• **To do**:
Return only those lines from the line containing "Generate a component" to the line containing "import * as d3", both included, and please omit the pictures.

• **Data supplied**:
/---

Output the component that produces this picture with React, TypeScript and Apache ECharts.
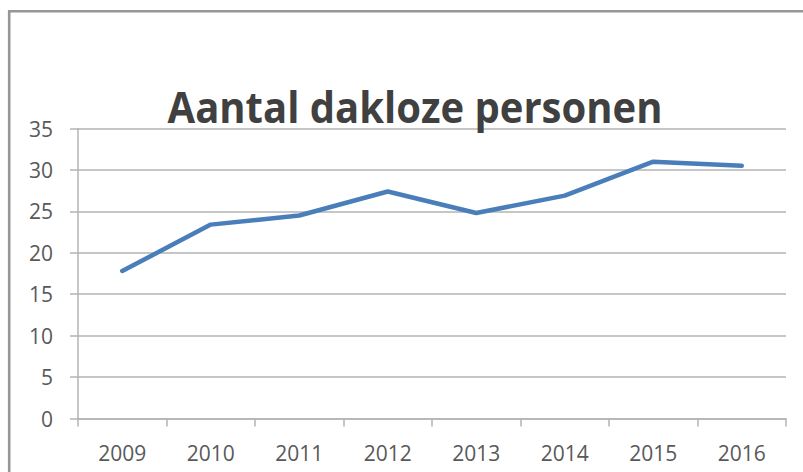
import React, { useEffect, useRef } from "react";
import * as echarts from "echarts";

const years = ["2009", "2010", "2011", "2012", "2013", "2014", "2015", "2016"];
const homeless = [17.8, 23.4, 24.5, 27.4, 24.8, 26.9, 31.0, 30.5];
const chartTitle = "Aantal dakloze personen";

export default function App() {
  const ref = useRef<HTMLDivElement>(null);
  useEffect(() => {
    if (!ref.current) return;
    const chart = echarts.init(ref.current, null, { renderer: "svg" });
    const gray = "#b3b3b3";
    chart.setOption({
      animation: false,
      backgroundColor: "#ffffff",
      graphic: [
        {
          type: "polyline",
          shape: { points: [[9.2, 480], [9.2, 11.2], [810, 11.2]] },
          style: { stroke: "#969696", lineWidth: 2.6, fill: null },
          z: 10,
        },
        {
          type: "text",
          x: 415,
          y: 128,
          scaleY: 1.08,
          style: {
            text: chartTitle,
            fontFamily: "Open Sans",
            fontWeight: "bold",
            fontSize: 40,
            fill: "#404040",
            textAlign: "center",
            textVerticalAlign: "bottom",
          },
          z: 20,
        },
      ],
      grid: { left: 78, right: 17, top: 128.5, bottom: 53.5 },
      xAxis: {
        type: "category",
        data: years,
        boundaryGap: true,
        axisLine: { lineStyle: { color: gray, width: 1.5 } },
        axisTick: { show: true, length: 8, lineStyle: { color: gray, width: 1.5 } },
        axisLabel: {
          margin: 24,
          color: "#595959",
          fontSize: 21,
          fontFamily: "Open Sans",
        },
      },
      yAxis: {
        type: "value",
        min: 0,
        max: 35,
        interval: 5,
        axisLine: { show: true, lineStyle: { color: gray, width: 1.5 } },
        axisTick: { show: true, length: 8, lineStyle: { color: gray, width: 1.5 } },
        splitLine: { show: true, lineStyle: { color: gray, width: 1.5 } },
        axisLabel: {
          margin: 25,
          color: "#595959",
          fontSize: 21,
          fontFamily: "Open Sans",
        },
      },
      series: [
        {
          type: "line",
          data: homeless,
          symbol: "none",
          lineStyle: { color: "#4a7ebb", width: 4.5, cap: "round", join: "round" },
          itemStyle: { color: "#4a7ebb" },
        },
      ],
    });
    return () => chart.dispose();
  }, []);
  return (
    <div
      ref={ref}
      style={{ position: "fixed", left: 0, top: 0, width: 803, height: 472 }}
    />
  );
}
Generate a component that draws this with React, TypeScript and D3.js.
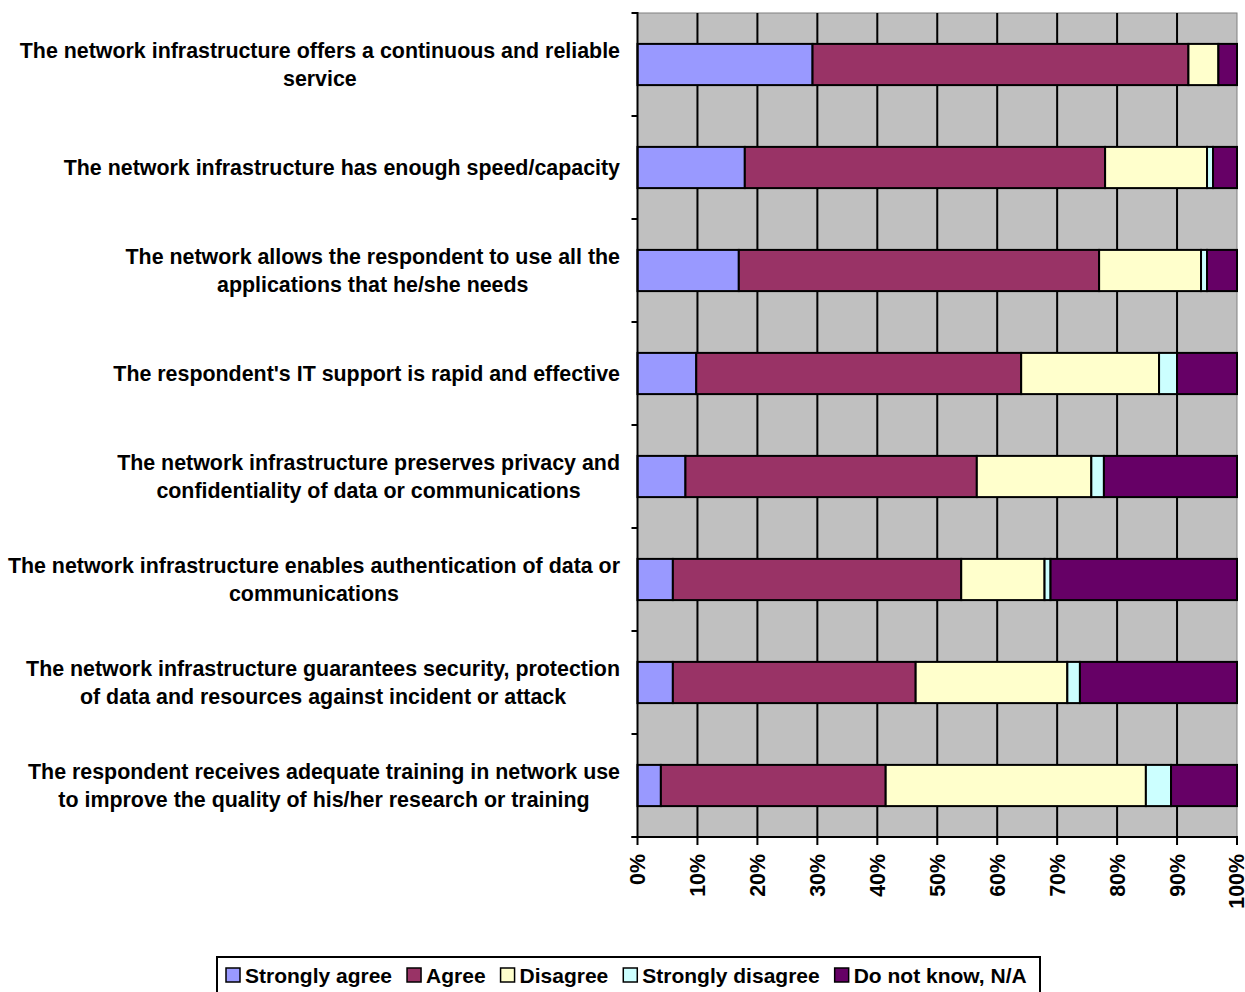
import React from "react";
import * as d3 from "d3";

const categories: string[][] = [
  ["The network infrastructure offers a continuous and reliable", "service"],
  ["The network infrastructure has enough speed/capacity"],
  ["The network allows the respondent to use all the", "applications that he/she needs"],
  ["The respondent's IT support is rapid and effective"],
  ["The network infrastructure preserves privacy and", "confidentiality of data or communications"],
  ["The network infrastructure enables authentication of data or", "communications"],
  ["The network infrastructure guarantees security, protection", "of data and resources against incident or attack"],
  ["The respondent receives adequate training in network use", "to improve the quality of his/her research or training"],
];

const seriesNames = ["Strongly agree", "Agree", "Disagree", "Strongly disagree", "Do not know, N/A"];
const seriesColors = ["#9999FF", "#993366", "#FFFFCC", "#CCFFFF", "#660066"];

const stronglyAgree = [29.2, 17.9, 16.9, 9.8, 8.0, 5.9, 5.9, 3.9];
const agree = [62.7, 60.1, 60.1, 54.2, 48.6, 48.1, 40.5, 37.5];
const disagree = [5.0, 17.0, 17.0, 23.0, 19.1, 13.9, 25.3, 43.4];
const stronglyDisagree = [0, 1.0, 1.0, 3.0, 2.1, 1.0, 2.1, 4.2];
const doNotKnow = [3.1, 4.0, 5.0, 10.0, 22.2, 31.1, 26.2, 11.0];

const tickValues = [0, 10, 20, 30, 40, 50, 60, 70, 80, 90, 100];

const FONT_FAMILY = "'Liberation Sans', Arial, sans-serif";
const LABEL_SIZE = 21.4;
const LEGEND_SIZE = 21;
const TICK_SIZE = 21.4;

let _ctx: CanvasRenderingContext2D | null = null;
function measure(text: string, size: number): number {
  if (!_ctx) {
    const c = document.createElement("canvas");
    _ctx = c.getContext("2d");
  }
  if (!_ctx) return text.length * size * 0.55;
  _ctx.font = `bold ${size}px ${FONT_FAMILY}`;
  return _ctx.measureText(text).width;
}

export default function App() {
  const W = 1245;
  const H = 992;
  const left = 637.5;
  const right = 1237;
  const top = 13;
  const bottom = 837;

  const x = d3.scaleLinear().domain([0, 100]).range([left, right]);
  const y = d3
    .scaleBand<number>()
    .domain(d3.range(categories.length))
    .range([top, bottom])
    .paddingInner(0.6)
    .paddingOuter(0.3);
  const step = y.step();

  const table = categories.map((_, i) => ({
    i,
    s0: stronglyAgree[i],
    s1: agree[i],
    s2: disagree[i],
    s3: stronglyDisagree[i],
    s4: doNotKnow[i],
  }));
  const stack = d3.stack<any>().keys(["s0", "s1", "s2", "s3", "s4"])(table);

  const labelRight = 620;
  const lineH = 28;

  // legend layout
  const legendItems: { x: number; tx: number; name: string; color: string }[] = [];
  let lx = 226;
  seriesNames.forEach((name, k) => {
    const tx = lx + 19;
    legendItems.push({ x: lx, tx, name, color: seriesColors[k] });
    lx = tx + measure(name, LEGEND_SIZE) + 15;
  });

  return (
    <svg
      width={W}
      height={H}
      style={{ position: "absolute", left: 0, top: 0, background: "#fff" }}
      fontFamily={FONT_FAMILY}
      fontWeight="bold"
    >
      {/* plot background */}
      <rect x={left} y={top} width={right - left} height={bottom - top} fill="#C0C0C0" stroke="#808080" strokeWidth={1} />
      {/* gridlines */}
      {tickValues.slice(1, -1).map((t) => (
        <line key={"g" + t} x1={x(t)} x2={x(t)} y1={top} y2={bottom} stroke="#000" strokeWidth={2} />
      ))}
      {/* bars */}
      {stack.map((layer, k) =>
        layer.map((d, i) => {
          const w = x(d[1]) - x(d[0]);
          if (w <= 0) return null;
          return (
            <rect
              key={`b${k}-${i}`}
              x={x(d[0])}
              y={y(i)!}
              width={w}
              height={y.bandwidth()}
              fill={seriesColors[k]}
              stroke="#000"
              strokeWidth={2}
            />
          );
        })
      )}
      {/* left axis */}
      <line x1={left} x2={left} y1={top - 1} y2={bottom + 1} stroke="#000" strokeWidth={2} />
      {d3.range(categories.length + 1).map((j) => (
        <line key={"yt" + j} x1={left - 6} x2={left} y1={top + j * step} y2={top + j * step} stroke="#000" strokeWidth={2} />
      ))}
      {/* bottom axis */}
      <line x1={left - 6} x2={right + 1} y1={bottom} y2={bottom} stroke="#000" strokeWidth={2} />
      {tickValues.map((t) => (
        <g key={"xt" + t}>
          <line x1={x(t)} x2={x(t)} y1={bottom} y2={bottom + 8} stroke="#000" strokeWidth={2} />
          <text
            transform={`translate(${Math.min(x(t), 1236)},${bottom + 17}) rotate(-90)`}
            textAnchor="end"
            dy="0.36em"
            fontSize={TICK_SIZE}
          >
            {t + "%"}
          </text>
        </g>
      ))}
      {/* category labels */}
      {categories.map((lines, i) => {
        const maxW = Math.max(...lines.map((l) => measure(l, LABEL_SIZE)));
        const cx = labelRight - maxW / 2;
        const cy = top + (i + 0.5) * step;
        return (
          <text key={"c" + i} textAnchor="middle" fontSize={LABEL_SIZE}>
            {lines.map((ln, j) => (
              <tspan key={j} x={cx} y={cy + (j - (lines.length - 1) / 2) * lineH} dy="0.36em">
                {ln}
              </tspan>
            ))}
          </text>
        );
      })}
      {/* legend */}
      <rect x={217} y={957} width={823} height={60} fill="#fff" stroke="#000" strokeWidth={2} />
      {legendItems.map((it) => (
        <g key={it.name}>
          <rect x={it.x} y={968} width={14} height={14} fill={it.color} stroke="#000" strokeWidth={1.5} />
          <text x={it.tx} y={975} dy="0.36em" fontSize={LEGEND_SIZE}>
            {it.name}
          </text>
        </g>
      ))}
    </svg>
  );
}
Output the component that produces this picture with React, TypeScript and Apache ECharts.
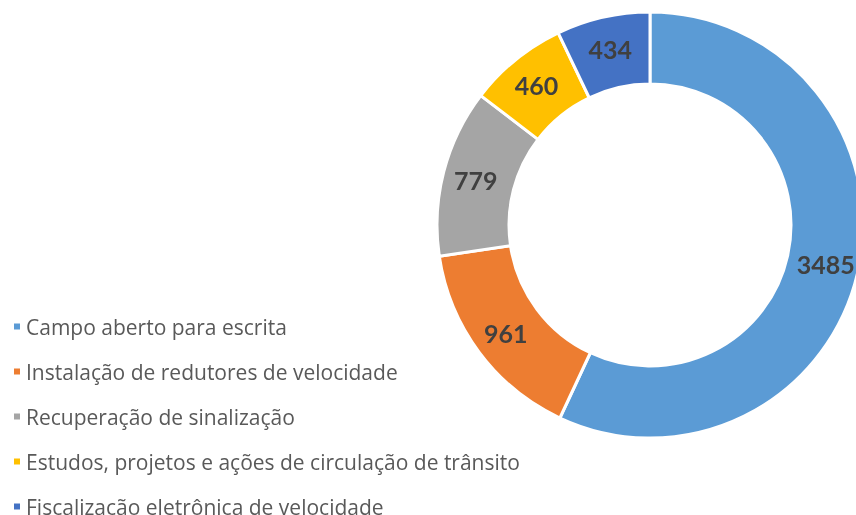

\---

• **Response to the exercise**:
Generate a component that draws this with React, TypeScript and D3.js.
import React from "react";
import * as d3 from "d3";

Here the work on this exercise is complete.